(AAP Image/Ed Jackson)
Grant Hackett's worried father is pleading with the troubled Olympian to make contact with his family, saying his son is "mentally disturbed" and needs help.
The triple Olympian hasn't been seen since Thursday morning and his father Neville is reporting the 36-year-old to police as a missing person.
Friends and family are out on the Gold Coast looking for him and Mr Hackett said it was "vital we find him as quickly as possible".
"He's definitely a missing person and he's mentally disturbed and needs urgent help," he told reporters.
"If anybody's seen him, contact the media or police or the Hackett family.
"Grant, let us know where you are, we love you and we want to help you."
Hackett was last seen at the Versace Hotel at 7.30am on Thursday.
Mr Hackett said his son was "very depressed and not in a good condition" when he was last seen.
He said the best-case scenario was he was currently in a hotel on the Gold Coast.
Hackett's disappearance is the latest twist in a deepening saga that started on Wednesday at midday when police were called to his father's house.
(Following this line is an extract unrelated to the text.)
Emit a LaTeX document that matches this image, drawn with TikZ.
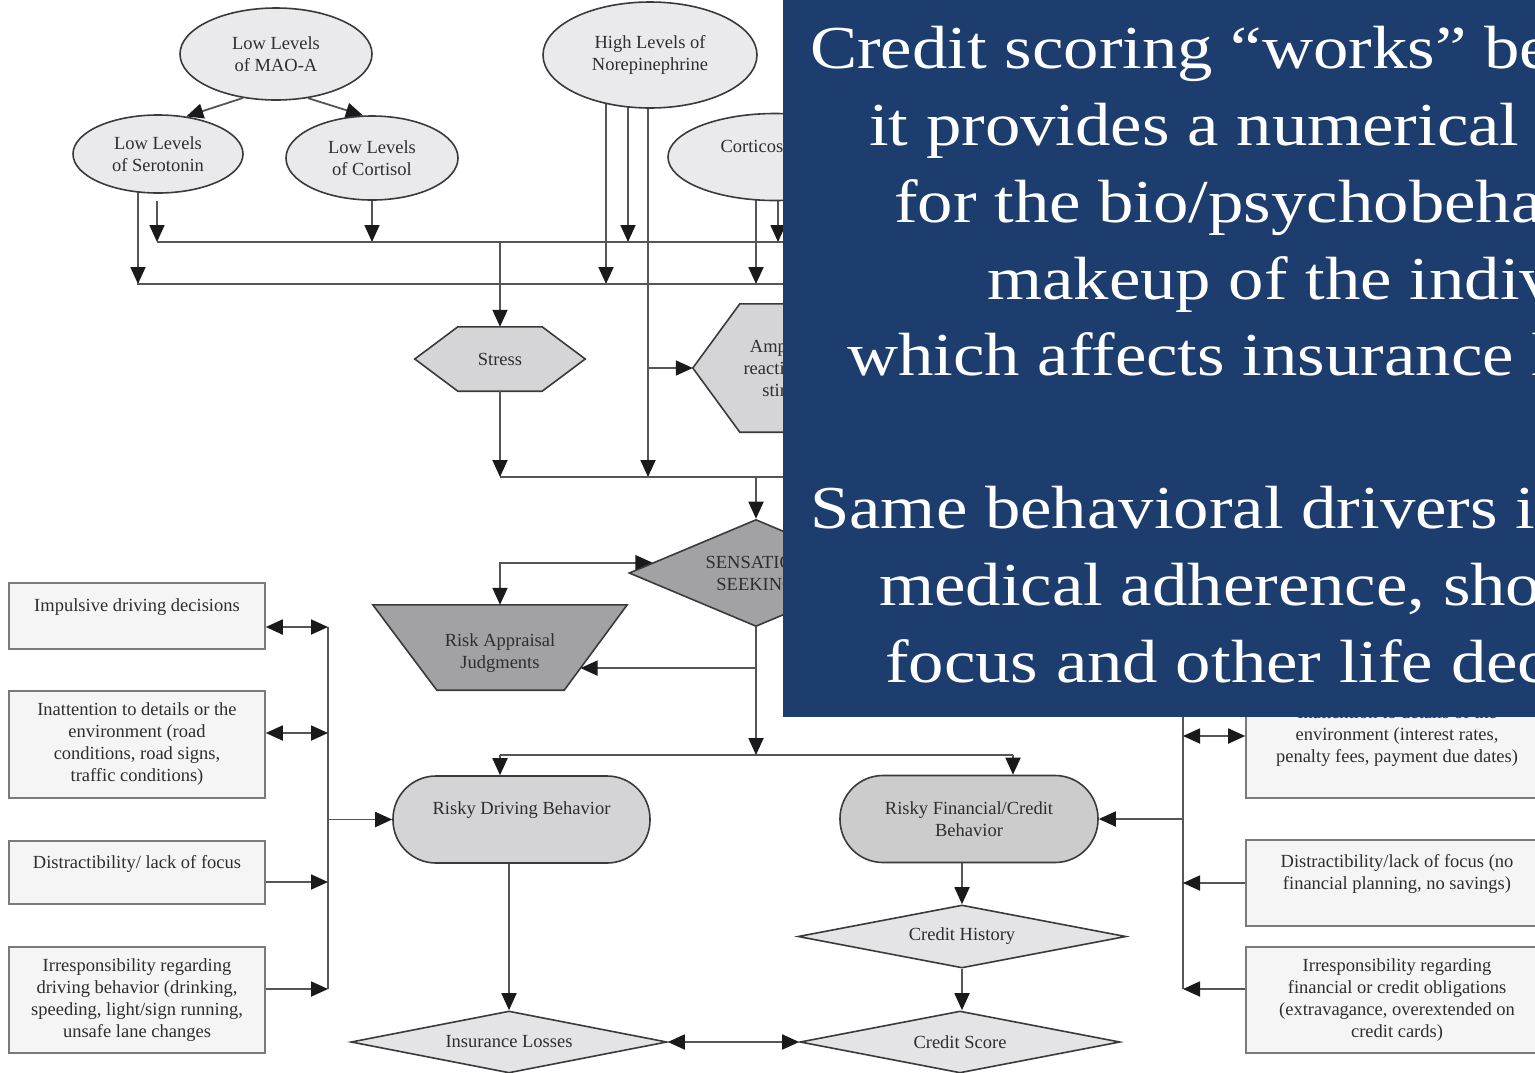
\documentclass[tikz,border=0pt]{standalone}
\usepackage{fontspec}
\setmainfont{Liberation Serif}
\newfontfamily\slidefont[FakeStretch=1.16]{Liberation Serif}
\usetikzlibrary{arrows.meta,shapes.geometric,calc}

\definecolor{slideblue}{RGB}{29,61,110}
\definecolor{txt}{RGB}{46,46,46}
\definecolor{linegray}{RGB}{85,85,85}
\definecolor{tipblack}{RGB}{26,26,28}
\definecolor{edgegray}{RGB}{58,58,60}
\definecolor{ovalfill}{RGB}{234,234,236}
\definecolor{hexfill}{RGB}{213,213,215}
\definecolor{darkfill}{RGB}{162,162,165}
\definecolor{pillfill}{RGB}{212,212,214}
\definecolor{diafill}{RGB}{228,228,230}
\definecolor{boxfill}{RGB}{245,245,245}
\definecolor{boxedge}{RGB}{122,122,122}

\pgfdeclarelayer{back}
\pgfsetlayers{back,main}

\tikzset{
  every node/.style={font=\fontsize{18.5}{22}\selectfont, text=txt},
  oval/.style={ellipse, draw=edgegray, line width=1.6pt, fill=ovalfill,
    inner sep=0pt, align=center},
  label box/.style={rectangle, inner sep=0pt, align=center},
  shape line/.style={draw=edgegray, line width=1.6pt},
  conn/.style={draw=linegray, line width=1.8pt},
  arr/.style={conn, -{Triangle[length=17pt,width=15pt,color=tipblack]}},
  darr/.style={conn, {Triangle[length=17pt,width=15pt,color=tipblack]}-{Triangle[length=17pt,width=15pt,color=tipblack]}},
  gem/.style={diamond, aspect=5, draw=edgegray, line width=1.6pt, fill=diafill,
    inner sep=0pt, align=center},
  pill/.style={rectangle, rounded corners=43pt, draw=edgegray, line width=1.6pt,
    inner sep=0pt, align=center, minimum height=87pt},
  sidebox/.style={rectangle, draw=boxedge, line width=1.6pt, fill=boxfill,
    inner sep=0pt, align=center},
  slidetext/.style={font=\slidefont\fontsize{61}{77}\selectfont, text=white,
    inner sep=0pt, anchor=base west}
}

\begin{document}
\begin{tikzpicture}[x=1pt, y=-1pt]
\useasboundingbox (0,0) rectangle (1535,1072);

% ---------- hormone ellipses ----------
\node[oval, minimum width=192pt, minimum height=92pt] (mao) at (276,54) {Low Levels\\of MAO-A};
\node[oval, minimum width=170pt, minimum height=78pt] (sero) at (158,154) {Low Levels\\of Serotonin};
\node[oval, minimum width=172pt, minimum height=84pt] (cort) at (372,158) {Low Levels\\of Cortisol};
\node[oval, minimum width=214pt, minimum height=106pt] (nore) at (650,55) {High Levels of\\Norepinephrine};
\node[oval, minimum width=214pt, minimum height=87pt] (corti) at (775,157) {Corticosterone\\\mbox{}};

% ---------- intermediate states ----------
\node[label box, minimum width=170pt, minimum height=64pt] (stress) at (500,359) {Stress};
\node[label box, minimum width=190pt, minimum height=128pt] (ampl) at (788,368) {Amplified\\reactivity to\\stimuli};
\node[diamond, aspect=2.4, draw=edgegray, line width=1.6pt, fill=darkfill, inner sep=0pt,
      align=center, minimum width=254pt, minimum height=107pt] (sens) at (756,573) {SENSATION\\SEEKING};
% the label sits a little below the middle of the trapezium
\node[label box, minimum width=254pt, minimum height=85pt] (risk) at (500,653) {Risk Appraisal\\Judgments};

% ---------- behaviours and outcomes ----------
\node[pill, fill=pillfill, minimum width=257pt] (drive) at (521.5,819.5) {Risky Driving Behavior\\\mbox{}};
\node[pill, fill=pillfill!96!black, minimum width=258pt] (fin) at (969,819) {Risky Financial/Credit\\Behavior};
\node[gem, minimum width=316pt, minimum height=62pt] (ins) at (509,1042) {Insurance Losses};
\node[gem, minimum width=328pt, minimum height=63pt] (hist) at (962,936.5) {Credit History};
\node[gem, minimum width=320pt, minimum height=62pt] (score) at (960,1042) {Credit Score};

% ---------- driving traits ----------
\node[sidebox, minimum width=256pt, minimum height=66pt] (imp) at (137,616) {Impulsive driving decisions\\\mbox{}};
\node[sidebox, minimum width=256pt, minimum height=107pt] (inatt) at (137,744.5) {Inattention to details or the\\environment (road\\conditions, road signs,\\traffic conditions)};
\node[sidebox, minimum width=256pt, minimum height=63pt] (dist) at (137,872.5) {Distractibility/ lack of focus\\\mbox{}};
\node[sidebox, minimum width=256pt, minimum height=106pt] (irr) at (137,1000) {Irresponsibility regarding\\driving behavior (drinking,\\speeding, light/sign running,\\unsafe lane changes};

% ---------- financial traits ----------
\node[sidebox, minimum width=302pt, minimum height=107pt] (finatt) at (1397,744.5) {Inattention to details of the\\environment (interest rates,\\penalty fees, payment due dates)\\\mbox{}};
\node[sidebox, minimum width=302pt, minimum height=86pt] (fdist) at (1397,883) {Distractibility/lack of focus (no\\financial planning, no savings)\\\mbox{}};
\node[sidebox, minimum width=302pt, minimum height=106pt] (firr) at (1397,1000) {Irresponsibility regarding\\financial or credit obligations\\(extravagance, overextended on\\credit cards)};

% ---------- trapezium corners ----------
\coordinate (rnw) at ([yshift=5.5pt]risk.north west);
\coordinate (rne) at ([yshift=5.5pt]risk.north east);
\coordinate (rse) at ([shift={(-63pt,5.5pt)}]risk.south east);
\coordinate (rsw) at ([shift={(64pt,5.5pt)}]risk.south west);
\coordinate (rtop) at ([yshift=5.5pt]risk.north);

% ---------- bus junctions ----------
\coordinate (b1w) at (157,242);  \coordinate (b1e) at (800,242);
\coordinate (b2w) at (137,284);  \coordinate (b2e) at (800,284);
\coordinate (b3w) at (500,477);  \coordinate (b3e) at (800,477);
\coordinate (b4w) at (500,755);  \coordinate (b4e) at (1013,755);
\coordinate (lbT) at (328,627);  \coordinate (lbB) at (328,989);
\coordinate (rbT) at (1183,690); \coordinate (rbB) at (1183,989);
\coordinate (riskin) at ($(rne)!0.741!(rse)$);
\coordinate (sensin) at ($(sens.west)!0.19!(sens.north)$);

\begin{pgfonlayer}{back}
  % polygon outlines for the hexagons and the trapezium
  \path[shape line, fill=hexfill] (stress.west) -- ([xshift=43pt]stress.north west)
    -- ([xshift=-43pt]stress.north east) -- (stress.east)
    -- ([xshift=-43pt]stress.south east) -- ([xshift=43pt]stress.south west) -- cycle;
  \path[shape line, fill=hexfill] (ampl.west) -- ([xshift=47pt]ampl.north west)
    -- ([xshift=-47pt]ampl.north east) -- (ampl.east)
    -- ([xshift=-47pt]ampl.south east) -- ([xshift=47pt]ampl.south west) -- cycle;
  \path[shape line, fill=darkfill] (rnw) -- (rne) -- (rse) -- (rsw) -- cycle;

  % hormone links
  \draw[arr] (mao.-127.7) -- (sero.53.9);
  \draw[arr] (mao.-54.8) -- (cort.102);
  \draw[arr] ([xshift=-20pt]sero.center) -- ([xshift=-20pt]sero.center |- b2w);
  \draw[arr] ($(b1w |- sero.south)+(0,7)$) -- (b1w);
  \draw[arr] (cort.center) -- (cort.center |- b1w);
  \draw[arr] ([xshift=-44pt]nore.center) -- ([xshift=-44pt]nore.center |- b2w);
  \draw[arr] ([xshift=-22pt]nore.center) -- ([xshift=-22pt]nore.center |- b1w);
  \draw[arr] ([xshift=-2pt]nore.center) -- ([xshift=-2pt]nore.center |- b3w);
  \draw[arr] ([xshift=-2pt]nore.center |- ampl.west) -- (ampl.west);
  \draw[arr] ([xshift=-19pt]corti.center) -- ([xshift=-19pt]corti.center |- b2w);
  \draw[arr] ([xshift=3pt]corti.center) -- ([xshift=3pt]corti.center |- b1w);

  % buses
  \draw[conn] (b1w) -- (b1e);
  \draw[conn] (b2w) -- (b2e);
  \draw[conn] (b3w) -- (b3e);
  \draw[conn] (b4w) -- (b4e);

  % central chain
  \draw[arr] (stress.north |- b1w) -- (stress.north);
  \draw[arr] (stress.south) -- (stress.south |- b3w);
  \draw[arr] (sens.north |- b3w) -- (sens.north);
  \draw[darr] (sensin) -| (rtop);
  \draw[arr] (sens.south) -- (sens.south |- b4w);
  \draw[arr] (sens.south |- riskin) -- (riskin);
  \draw[arr] (b4w) -- (b4w |- drive.north);
  \draw[arr] (b4e) -- (b4e |- fin.north);
  \draw[arr] (drive.south -| ins.north) -- (ins.north);
  \draw[darr] (ins.east) -- (score.west);
  \draw[arr] (fin.south -| hist.north) -- (hist.north);
  \draw[arr] (hist.south) -- (hist.south |- score.north);

  % driving traits feed
  \draw[conn] (lbT) -- (lbB);
  \draw[darr] ([yshift=-11pt]imp.east) -- (lbT);
  \draw[darr] ([yshift=11.5pt]inatt.east) -- ([yshift=11.5pt]inatt.east -| lbT);
  \draw[arr] ([yshift=-9.5pt]dist.east) -- ([yshift=-9.5pt]dist.east -| lbT);
  \draw[arr] ([yshift=11pt]irr.east) -- (lbB);
  \draw[arr] (lbT |- drive.west) -- (drive.west);

  % financial traits feed
  \draw[conn] (rbT) -- (rbB);
  \draw[darr] ([yshift=8.5pt]finatt.west) -- ([yshift=8.5pt]finatt.west -| rbT);
  \draw[arr] (fdist.west) -- (fdist.west -| rbT);
  \draw[arr] ([yshift=11pt]firr.west) -- (rbB);
  \draw[arr] (rbT |- fin.east) -- (fin.east);
\end{pgfonlayer}

% ---------- overlay panel ----------
\fill[slideblue] (783,0) rectangle (1560,717);
\node[slidetext] (t1) at (810,68)  {Credit scoring “works” because};
\node[slidetext] (t2) at (869,145) {it provides a numerical proxy};
\node[slidetext] (t3) at (894,222) {for the bio/psychobehavioral};
\node[slidetext] (t4) at (987,299) {makeup of the individual};
\node[slidetext] (t5) at (847,375) {which affects insurance losses.};
\node[slidetext] (t6) at (810,528) {Same behavioral drivers in};
\node[slidetext] (t7) at (879,605) {medical adherence, shopping,};
\node[slidetext] (t8) at (885,682) {focus and other life decisions.};
\end{tikzpicture}
\end{document}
An agitated and verbally aggressive Hackett was calmed by police before being taken to the Southport watch house.
He was released without charge three hours later during which his brother Craig told media about the family's struggles with Hackett's "chronic" mental health issues.
Hackett hit back on Thursday morning, posting a picture on Instagram of himself sporting a black eye and cuts to his face.
Hackett accused Craig of assaulting him in what is believed to have been a separate incident last month.
"My brother comments to the media ... but does anyone know he beat the s*** out of me?" he wrote on Instagram.
"Everyone knows he is an angry man."
Australian Olympic Committee president John Coates issued a short statement saying Hackett would receive "any support he needs" from the committee.
"This is not the Grant we know and respect," Mr Coates said.
"Grant is a great Olympic champion, one of the greatest swimmers of all time, and his contribution to the Olympic movement and to sport in general should not be forgotten."
Fellow Olympian Daniel Kowalski says there had been warning signs about Hackett's mental health issues.
The Australian Swimmers' Association boss said he was hopeful Hackett would receive the help he needed to overcome his problems.
"You rely on people talking and seeking help and advice and going to someone, but it's a really taboo subject still," Kowalski told SEN Radio.
"(He needs) some tough love and (to) go to a place that won't let him check out of rehab early.
"Hopefully he can look in the mirror now and say, 'right, its now or never'."